During the morning hours of Sunday July 3rd 1994, Tropical Storm Alberto plowed into the southeast.

In the days that followed, over 2 feet of rain fell in some areas across central Georgia swelling streams and rivers including the Ocmulgee which eventually breached banks and burst levees on Wednesday July 6th.

The flood drove 60,000 people from their homes and left 33 people dead across Georgia.

“People just don’t plan for that. It’s devastating but we all rebuild and make things better for the next time,” says Mark Wynn, Deputy Director of the Macon-Bibb Emergency Management Agency.

The cost of damage to homes, businesses, farms, and infrastructure exceeded 800 million dollars in Georgia.
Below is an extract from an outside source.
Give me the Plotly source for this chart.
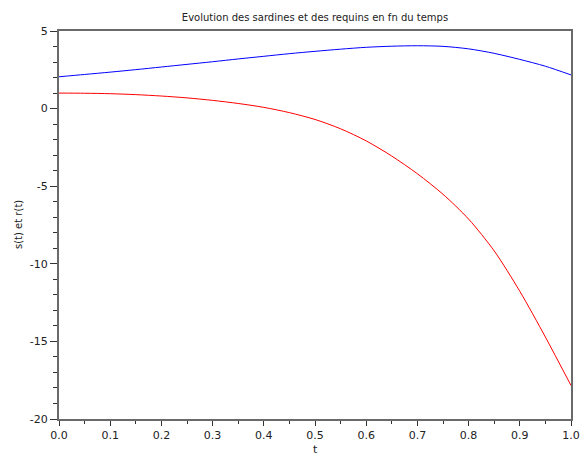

Motorists were stranded in shelters for days as I-75 and I-16 sat under 4 feet of water in some locations.

The floodwaters change the landscape of central Georgia transforming Montezuma into a lake and Americus into an island.

17 years ago from this date the water level would have been 35 feet high. Now it is so low that you can see the bottom in some areas. Ironically, it would take another tropical storm to relieve us from the drought we're in.

Just as our rivers are drying up now, faucets across Macon followed a similar fate.

The old Macon water treatment facility fell victim to the flood along the banks of the Ocmulgee leaving Macon without water for 3 weeks.

After the waters receded, roads and levees were rebuilt even stronger in hopes a disaster of this magnitude never happens again.